Copy exactly the lines from the start of the data below through the one that carries "const yTicks = [2,4,6];", and only those.
========
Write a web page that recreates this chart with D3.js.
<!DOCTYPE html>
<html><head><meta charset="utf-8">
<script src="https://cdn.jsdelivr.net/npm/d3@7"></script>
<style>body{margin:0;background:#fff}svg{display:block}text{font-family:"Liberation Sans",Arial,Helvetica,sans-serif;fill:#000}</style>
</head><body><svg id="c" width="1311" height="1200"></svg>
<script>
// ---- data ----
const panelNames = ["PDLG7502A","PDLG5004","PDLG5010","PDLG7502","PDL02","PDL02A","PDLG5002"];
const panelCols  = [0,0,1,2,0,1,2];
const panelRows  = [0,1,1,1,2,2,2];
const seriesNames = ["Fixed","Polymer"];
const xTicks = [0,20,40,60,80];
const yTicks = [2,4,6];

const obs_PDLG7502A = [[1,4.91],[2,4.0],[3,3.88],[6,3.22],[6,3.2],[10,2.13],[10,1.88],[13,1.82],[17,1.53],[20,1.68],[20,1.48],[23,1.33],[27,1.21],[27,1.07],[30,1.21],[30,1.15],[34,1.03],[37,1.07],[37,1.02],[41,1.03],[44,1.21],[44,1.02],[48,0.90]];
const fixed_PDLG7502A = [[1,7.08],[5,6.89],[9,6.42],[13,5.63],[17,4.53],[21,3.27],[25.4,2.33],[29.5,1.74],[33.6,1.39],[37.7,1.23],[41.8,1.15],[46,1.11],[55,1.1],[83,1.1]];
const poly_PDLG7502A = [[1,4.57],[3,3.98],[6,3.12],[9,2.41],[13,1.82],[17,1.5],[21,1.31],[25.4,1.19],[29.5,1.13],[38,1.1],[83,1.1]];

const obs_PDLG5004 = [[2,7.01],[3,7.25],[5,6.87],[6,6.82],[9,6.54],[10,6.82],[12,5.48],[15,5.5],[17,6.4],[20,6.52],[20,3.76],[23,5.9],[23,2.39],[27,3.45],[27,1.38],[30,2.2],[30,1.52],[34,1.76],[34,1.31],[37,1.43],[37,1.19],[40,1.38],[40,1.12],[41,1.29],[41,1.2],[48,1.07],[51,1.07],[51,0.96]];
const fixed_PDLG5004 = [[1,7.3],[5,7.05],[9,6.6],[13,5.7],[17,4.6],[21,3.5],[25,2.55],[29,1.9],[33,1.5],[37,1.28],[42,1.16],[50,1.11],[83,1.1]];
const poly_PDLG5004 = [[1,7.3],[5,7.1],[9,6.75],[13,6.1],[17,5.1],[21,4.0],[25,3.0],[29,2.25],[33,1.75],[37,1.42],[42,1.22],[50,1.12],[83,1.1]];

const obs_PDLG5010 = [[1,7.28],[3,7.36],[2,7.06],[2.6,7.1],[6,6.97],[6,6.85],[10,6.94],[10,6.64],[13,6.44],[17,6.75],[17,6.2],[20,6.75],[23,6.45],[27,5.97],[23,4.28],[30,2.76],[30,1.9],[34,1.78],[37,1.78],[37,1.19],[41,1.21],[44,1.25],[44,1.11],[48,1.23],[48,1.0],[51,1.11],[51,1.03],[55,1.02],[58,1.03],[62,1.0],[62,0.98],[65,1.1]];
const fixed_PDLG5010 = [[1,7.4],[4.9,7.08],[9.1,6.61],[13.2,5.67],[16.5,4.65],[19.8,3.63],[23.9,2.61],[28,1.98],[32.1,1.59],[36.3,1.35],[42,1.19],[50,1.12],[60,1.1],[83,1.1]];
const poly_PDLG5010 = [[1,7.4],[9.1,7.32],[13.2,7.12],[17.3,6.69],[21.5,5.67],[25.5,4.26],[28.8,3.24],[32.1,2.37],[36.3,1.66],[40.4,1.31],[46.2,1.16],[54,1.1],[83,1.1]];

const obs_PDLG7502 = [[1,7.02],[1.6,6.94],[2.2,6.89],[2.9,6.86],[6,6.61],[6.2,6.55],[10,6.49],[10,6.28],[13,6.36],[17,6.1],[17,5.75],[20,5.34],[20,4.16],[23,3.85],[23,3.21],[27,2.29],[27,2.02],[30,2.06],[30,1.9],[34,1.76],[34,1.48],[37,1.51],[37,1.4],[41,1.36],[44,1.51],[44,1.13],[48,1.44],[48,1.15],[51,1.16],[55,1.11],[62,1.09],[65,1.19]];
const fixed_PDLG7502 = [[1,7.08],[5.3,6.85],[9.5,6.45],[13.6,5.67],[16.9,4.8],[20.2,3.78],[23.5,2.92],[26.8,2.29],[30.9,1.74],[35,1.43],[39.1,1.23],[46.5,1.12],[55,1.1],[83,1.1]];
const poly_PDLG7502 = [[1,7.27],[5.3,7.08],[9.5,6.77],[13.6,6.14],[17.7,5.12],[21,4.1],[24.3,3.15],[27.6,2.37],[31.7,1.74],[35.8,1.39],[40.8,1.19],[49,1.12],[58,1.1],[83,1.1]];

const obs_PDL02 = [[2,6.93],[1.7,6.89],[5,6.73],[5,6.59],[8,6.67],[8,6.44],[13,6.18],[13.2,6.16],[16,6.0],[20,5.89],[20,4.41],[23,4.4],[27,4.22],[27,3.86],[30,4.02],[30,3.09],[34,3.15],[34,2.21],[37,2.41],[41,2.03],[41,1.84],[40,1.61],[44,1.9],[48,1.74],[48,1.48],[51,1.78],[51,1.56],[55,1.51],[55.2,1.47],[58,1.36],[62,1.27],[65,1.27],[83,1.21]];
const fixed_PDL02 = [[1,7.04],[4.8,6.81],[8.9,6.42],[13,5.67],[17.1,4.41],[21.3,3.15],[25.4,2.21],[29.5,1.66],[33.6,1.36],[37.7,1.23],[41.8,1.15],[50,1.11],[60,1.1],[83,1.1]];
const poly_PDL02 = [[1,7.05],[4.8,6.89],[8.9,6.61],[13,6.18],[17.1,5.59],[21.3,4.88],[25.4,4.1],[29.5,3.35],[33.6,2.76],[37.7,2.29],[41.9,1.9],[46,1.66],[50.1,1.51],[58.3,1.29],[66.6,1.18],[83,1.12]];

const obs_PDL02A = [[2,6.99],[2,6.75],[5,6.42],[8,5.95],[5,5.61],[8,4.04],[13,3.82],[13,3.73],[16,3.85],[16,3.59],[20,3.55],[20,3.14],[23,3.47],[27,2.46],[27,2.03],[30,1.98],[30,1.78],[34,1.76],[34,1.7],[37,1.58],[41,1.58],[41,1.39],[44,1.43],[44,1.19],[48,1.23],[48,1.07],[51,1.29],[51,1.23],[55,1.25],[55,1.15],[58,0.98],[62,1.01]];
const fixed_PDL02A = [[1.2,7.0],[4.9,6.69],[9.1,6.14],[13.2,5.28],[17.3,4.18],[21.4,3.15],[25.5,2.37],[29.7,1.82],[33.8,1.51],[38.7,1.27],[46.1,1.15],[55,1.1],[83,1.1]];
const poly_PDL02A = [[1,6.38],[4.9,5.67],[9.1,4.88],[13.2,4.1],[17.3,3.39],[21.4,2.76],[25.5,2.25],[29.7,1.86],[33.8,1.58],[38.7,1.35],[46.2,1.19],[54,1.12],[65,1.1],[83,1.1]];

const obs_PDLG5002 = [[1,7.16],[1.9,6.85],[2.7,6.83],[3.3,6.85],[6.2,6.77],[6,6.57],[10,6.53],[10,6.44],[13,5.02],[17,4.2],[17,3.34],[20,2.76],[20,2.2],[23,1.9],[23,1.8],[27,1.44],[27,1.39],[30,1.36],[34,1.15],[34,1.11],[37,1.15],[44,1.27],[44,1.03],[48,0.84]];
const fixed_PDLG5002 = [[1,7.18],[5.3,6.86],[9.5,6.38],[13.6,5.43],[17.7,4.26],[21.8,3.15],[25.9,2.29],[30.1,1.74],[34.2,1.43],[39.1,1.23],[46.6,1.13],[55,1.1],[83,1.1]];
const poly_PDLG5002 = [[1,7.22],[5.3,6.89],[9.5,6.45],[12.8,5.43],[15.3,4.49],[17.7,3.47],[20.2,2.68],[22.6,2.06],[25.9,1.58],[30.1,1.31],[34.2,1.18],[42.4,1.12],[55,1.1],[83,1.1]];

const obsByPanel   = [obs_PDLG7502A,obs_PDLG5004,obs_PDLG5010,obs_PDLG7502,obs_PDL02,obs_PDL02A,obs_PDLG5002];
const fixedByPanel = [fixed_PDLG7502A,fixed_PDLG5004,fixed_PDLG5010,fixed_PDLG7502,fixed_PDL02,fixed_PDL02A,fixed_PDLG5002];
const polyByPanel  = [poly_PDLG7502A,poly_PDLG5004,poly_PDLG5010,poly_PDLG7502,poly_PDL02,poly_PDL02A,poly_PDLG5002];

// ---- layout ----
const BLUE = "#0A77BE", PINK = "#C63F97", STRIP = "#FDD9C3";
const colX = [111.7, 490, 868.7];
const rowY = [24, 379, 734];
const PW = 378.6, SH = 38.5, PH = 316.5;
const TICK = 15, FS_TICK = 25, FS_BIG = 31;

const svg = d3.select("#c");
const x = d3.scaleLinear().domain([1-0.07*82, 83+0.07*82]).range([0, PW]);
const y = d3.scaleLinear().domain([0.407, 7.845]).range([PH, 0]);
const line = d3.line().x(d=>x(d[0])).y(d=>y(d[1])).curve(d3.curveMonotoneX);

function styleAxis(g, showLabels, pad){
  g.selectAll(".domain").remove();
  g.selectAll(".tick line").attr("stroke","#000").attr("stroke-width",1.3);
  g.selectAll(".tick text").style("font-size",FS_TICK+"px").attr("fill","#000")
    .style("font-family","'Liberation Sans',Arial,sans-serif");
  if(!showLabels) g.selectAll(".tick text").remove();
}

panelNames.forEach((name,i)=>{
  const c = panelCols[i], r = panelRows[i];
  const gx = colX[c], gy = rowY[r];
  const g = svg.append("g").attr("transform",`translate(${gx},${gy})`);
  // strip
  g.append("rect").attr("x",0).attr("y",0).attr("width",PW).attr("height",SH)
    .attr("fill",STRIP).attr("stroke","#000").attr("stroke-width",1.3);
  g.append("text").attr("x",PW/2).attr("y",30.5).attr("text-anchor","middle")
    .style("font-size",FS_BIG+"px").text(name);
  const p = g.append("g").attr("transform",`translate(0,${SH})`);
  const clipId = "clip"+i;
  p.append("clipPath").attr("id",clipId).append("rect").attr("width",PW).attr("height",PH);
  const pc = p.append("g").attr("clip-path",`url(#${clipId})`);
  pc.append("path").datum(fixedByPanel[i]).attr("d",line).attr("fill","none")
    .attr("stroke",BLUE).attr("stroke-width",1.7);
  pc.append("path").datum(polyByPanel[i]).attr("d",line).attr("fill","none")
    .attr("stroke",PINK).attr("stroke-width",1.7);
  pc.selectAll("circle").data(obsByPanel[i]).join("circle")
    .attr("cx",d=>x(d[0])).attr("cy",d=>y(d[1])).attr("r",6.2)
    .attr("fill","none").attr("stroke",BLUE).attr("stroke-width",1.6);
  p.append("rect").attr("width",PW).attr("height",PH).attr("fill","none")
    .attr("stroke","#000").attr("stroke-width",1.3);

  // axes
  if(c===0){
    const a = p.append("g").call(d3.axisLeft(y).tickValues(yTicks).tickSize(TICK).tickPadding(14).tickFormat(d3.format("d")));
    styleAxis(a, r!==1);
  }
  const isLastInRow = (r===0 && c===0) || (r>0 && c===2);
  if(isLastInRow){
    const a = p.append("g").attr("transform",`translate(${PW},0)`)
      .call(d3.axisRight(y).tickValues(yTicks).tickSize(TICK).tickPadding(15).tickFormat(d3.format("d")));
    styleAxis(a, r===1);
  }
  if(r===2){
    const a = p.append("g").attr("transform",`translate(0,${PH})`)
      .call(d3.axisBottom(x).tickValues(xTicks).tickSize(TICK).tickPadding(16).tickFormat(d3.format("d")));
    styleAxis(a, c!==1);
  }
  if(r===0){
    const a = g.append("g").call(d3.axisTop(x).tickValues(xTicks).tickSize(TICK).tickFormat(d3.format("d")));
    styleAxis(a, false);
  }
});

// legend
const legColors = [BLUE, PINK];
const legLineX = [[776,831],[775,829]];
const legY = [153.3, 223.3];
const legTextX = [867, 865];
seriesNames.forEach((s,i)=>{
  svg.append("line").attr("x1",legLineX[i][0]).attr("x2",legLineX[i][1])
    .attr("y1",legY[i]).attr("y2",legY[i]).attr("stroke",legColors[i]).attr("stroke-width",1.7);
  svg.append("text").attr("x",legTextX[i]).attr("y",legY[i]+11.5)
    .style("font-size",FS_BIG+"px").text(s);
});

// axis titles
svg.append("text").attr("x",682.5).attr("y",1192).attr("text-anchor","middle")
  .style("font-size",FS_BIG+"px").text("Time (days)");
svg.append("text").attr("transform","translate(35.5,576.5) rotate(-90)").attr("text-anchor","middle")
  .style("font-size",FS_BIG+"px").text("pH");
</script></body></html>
========
WORKED ANSWER
Write a web page that recreates this chart with D3.js.
<!DOCTYPE html>
<html><head><meta charset="utf-8">
<script src="https://cdn.jsdelivr.net/npm/d3@7"></script>
<style>body{margin:0;background:#fff}svg{display:block}text{font-family:"Liberation Sans",Arial,Helvetica,sans-serif;fill:#000}</style>
</head><body><svg id="c" width="1311" height="1200"></svg>
<script>
// ---- data ----
const panelNames = ["PDLG7502A","PDLG5004","PDLG5010","PDLG7502","PDL02","PDL02A","PDLG5002"];
const panelCols  = [0,0,1,2,0,1,2];
const panelRows  = [0,1,1,1,2,2,2];
const seriesNames = ["Fixed","Polymer"];
const xTicks = [0,20,40,60,80];
const yTicks = [2,4,6];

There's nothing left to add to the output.